─── Exercise inputs ───

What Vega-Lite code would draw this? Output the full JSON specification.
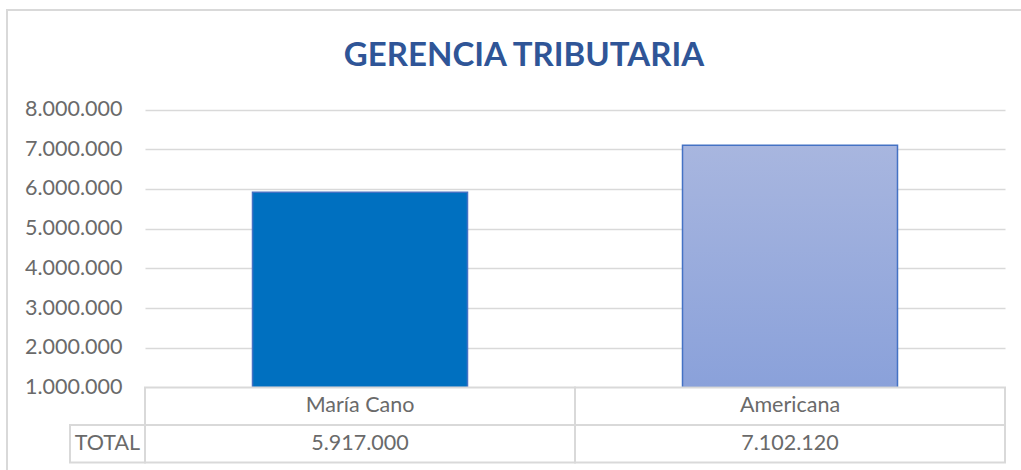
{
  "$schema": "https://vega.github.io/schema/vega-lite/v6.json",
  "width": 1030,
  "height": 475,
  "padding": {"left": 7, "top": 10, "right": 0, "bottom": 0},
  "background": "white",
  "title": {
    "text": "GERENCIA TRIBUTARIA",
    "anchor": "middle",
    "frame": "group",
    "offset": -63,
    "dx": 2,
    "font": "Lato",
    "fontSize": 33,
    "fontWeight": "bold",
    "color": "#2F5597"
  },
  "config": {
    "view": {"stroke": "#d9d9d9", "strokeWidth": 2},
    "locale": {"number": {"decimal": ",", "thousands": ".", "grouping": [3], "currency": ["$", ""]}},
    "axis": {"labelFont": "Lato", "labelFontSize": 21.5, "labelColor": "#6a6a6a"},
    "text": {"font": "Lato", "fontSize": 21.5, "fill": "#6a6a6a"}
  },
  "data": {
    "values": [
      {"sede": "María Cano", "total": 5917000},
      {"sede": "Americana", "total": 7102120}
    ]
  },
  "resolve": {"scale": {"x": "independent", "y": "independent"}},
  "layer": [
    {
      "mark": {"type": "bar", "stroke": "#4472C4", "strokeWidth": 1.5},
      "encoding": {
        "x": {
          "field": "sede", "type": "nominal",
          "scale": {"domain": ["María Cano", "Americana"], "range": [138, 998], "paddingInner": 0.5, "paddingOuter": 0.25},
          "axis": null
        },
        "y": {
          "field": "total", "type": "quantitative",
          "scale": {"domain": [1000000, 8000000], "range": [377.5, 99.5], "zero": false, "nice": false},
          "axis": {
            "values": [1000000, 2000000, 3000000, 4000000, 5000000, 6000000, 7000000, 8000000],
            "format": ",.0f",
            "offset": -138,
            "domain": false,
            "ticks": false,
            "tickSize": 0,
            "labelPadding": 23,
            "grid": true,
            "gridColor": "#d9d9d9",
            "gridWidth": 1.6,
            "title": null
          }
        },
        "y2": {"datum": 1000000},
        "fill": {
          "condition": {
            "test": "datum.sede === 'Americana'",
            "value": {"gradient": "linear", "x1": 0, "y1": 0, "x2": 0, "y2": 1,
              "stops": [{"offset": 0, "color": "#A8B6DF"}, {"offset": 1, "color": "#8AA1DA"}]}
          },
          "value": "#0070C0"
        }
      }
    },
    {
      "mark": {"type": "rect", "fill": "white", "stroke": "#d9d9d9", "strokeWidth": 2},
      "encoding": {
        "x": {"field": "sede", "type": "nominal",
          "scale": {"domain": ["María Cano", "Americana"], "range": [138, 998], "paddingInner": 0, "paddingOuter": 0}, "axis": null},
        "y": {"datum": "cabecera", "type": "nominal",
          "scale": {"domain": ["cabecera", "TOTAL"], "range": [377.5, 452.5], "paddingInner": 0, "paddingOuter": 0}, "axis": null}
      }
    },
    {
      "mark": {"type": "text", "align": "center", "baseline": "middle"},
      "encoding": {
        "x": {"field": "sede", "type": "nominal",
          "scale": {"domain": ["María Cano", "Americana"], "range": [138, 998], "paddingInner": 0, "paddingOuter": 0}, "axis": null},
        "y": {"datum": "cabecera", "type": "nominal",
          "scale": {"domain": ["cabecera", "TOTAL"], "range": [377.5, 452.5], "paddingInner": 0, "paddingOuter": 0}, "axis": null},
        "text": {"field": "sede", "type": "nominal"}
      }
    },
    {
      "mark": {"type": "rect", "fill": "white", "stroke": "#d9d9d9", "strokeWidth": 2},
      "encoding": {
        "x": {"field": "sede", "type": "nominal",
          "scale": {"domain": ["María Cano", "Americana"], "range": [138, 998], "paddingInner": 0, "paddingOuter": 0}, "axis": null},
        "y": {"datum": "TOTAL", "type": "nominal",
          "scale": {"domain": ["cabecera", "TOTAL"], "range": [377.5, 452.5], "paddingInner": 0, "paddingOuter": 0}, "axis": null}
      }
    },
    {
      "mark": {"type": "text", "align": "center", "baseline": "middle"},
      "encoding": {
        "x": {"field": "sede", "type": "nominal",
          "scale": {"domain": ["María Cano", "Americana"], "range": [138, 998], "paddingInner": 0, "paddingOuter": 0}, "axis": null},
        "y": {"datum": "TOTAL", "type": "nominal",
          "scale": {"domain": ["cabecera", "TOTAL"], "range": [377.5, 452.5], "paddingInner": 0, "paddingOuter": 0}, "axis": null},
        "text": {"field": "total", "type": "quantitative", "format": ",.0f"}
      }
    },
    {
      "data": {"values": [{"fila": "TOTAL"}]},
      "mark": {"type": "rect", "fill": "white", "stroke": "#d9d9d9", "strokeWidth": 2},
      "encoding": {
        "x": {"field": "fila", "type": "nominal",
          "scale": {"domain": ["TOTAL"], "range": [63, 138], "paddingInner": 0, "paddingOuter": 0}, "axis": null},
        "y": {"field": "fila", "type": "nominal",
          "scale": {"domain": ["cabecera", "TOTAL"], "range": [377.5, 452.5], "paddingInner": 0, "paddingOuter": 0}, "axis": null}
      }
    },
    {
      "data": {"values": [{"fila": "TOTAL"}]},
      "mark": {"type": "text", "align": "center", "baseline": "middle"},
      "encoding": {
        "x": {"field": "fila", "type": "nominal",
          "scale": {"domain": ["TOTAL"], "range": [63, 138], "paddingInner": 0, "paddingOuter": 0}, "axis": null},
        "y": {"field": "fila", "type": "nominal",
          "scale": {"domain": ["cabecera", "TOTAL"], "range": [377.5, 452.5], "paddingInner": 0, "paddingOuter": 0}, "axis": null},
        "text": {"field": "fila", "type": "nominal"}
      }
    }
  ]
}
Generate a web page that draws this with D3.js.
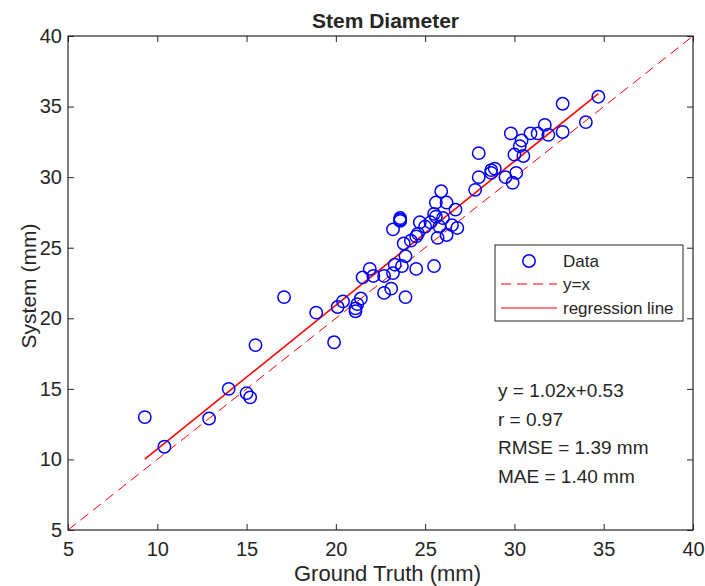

───

▶ [Task to complete]
Write out the material above once more, exactly as it reads, with no pictures.

▶ [Final result]
What Vega-Lite code would draw this? Output the full JSON specification.
{
  "$schema": "https://vega.github.io/schema/vega-lite/v6.json",
  "width": 1030,
  "height": 475,
  "padding": {"left": 7, "top": 10, "right": 0, "bottom": 0},
  "background": "white",
  "title": {
    "text": "GERENCIA TRIBUTARIA",
    "anchor": "middle",
    "frame": "group",
    "offset": -63,
    "dx": 2,
    "font": "Lato",
    "fontSize": 33,
    "fontWeight": "bold",
    "color": "#2F5597"
  },
  "config": {
    "view": {"stroke": "#d9d9d9", "strokeWidth": 2},
    "locale": {"number": {"decimal": ",", "thousands": ".", "grouping": [3], "currency": ["$", ""]}},
    "axis": {"labelFont": "Lato", "labelFontSize": 21.5, "labelColor": "#6a6a6a"},
    "text": {"font": "Lato", "fontSize": 21.5, "fill": "#6a6a6a"}
  },
  "data": {
    "values": [
      {"sede": "María Cano", "total": 5917000},
      {"sede": "Americana", "total": 7102120}
    ]
  },
  "resolve": {"scale": {"x": "independent", "y": "independent"}},
  "layer": [
    {
      "mark": {"type": "bar", "stroke": "#4472C4", "strokeWidth": 1.5},
      "encoding": {
        "x": {
          "field": "sede", "type": "nominal",
          "scale": {"domain": ["María Cano", "Americana"], "range": [138, 998], "paddingInner": 0.5, "paddingOuter": 0.25},
          "axis": null
        },
        "y": {
          "field": "total", "type": "quantitative",
          "scale": {"domain": [1000000, 8000000], "range": [377.5, 99.5], "zero": false, "nice": false},
          "axis": {
            "values": [1000000, 2000000, 3000000, 4000000, 5000000, 6000000, 7000000, 8000000],
            "format": ",.0f",
            "offset": -138,
            "domain": false,
            "ticks": false,
            "tickSize": 0,
            "labelPadding": 23,
            "grid": true,
            "gridColor": "#d9d9d9",
            "gridWidth": 1.6,
            "title": null
          }
        },
        "y2": {"datum": 1000000},
        "fill": {
          "condition": {
            "test": "datum.sede === 'Americana'",
            "value": {"gradient": "linear", "x1": 0, "y1": 0, "x2": 0, "y2": 1,
              "stops": [{"offset": 0, "color": "#A8B6DF"}, {"offset": 1, "color": "#8AA1DA"}]}
          },
          "value": "#0070C0"
        }
      }
    },
    {
      "mark": {"type": "rect", "fill": "white", "stroke": "#d9d9d9", "strokeWidth": 2},
      "encoding": {
        "x": {"field": "sede", "type": "nominal",
          "scale": {"domain": ["María Cano", "Americana"], "range": [138, 998], "paddingInner": 0, "paddingOuter": 0}, "axis": null},
        "y": {"datum": "cabecera", "type": "nominal",
          "scale": {"domain": ["cabecera", "TOTAL"], "range": [377.5, 452.5], "paddingInner": 0, "paddingOuter": 0}, "axis": null}
      }
    },
    {
      "mark": {"type": "text", "align": "center", "baseline": "middle"},
      "encoding": {
        "x": {"field": "sede", "type": "nominal",
          "scale": {"domain": ["María Cano", "Americana"], "range": [138, 998], "paddingInner": 0, "paddingOuter": 0}, "axis": null},
        "y": {"datum": "cabecera", "type": "nominal",
          "scale": {"domain": ["cabecera", "TOTAL"], "range": [377.5, 452.5], "paddingInner": 0, "paddingOuter": 0}, "axis": null},
        "text": {"field": "sede", "type": "nominal"}
      }
    },
    {
      "mark": {"type": "rect", "fill": "white", "stroke": "#d9d9d9", "strokeWidth": 2},
      "encoding": {
        "x": {"field": "sede", "type": "nominal",
          "scale": {"domain": ["María Cano", "Americana"], "range": [138, 998], "paddingInner": 0, "paddingOuter": 0}, "axis": null},
        "y": {"datum": "TOTAL", "type": "nominal",
          "scale": {"domain": ["cabecera", "TOTAL"], "range": [377.5, 452.5], "paddingInner": 0, "paddingOuter": 0}, "axis": null}
      }
    },
    {
      "mark": {"type": "text", "align": "center", "baseline": "middle"},
      "encoding": {
        "x": {"field": "sede", "type": "nominal",
          "scale": {"domain": ["María Cano", "Americana"], "range": [138, 998], "paddingInner": 0, "paddingOuter": 0}, "axis": null},
        "y": {"datum": "TOTAL", "type": "nominal",
          "scale": {"domain": ["cabecera", "TOTAL"], "range": [377.5, 452.5], "paddingInner": 0, "paddingOuter": 0}, "axis": null},
        "text": {"field": "total", "type": "quantitative", "format": ",.0f"}
      }
    },
    {
      "data": {"values": [{"fila": "TOTAL"}]},
      "mark": {"type": "rect", "fill": "white", "stroke": "#d9d9d9", "strokeWidth": 2},
      "encoding": {
        "x": {"field": "fila", "type": "nominal",
          "scale": {"domain": ["TOTAL"], "range": [63, 138], "paddingInner": 0, "paddingOuter": 0}, "axis": null},
        "y": {"field": "fila", "type": "nominal",
          "scale": {"domain": ["cabecera", "TOTAL"], "range": [377.5, 452.5], "paddingInner": 0, "paddingOuter": 0}, "axis": null}
      }
    },
    {
      "data": {"values": [{"fila": "TOTAL"}]},
      "mark": {"type": "text", "align": "center", "baseline": "middle"},
      "encoding": {
        "x": {"field": "fila", "type": "nominal",
          "scale": {"domain": ["TOTAL"], "range": [63, 138], "paddingInner": 0, "paddingOuter": 0}, "axis": null},
        "y": {"field": "fila", "type": "nominal",
          "scale": {"domain": ["cabecera", "TOTAL"], "range": [377.5, 452.5], "paddingInner": 0, "paddingOuter": 0}, "axis": null},
        "text": {"field": "fila", "type": "nominal"}
      }
    }
  ]
}
Generate a web page that draws this with D3.js.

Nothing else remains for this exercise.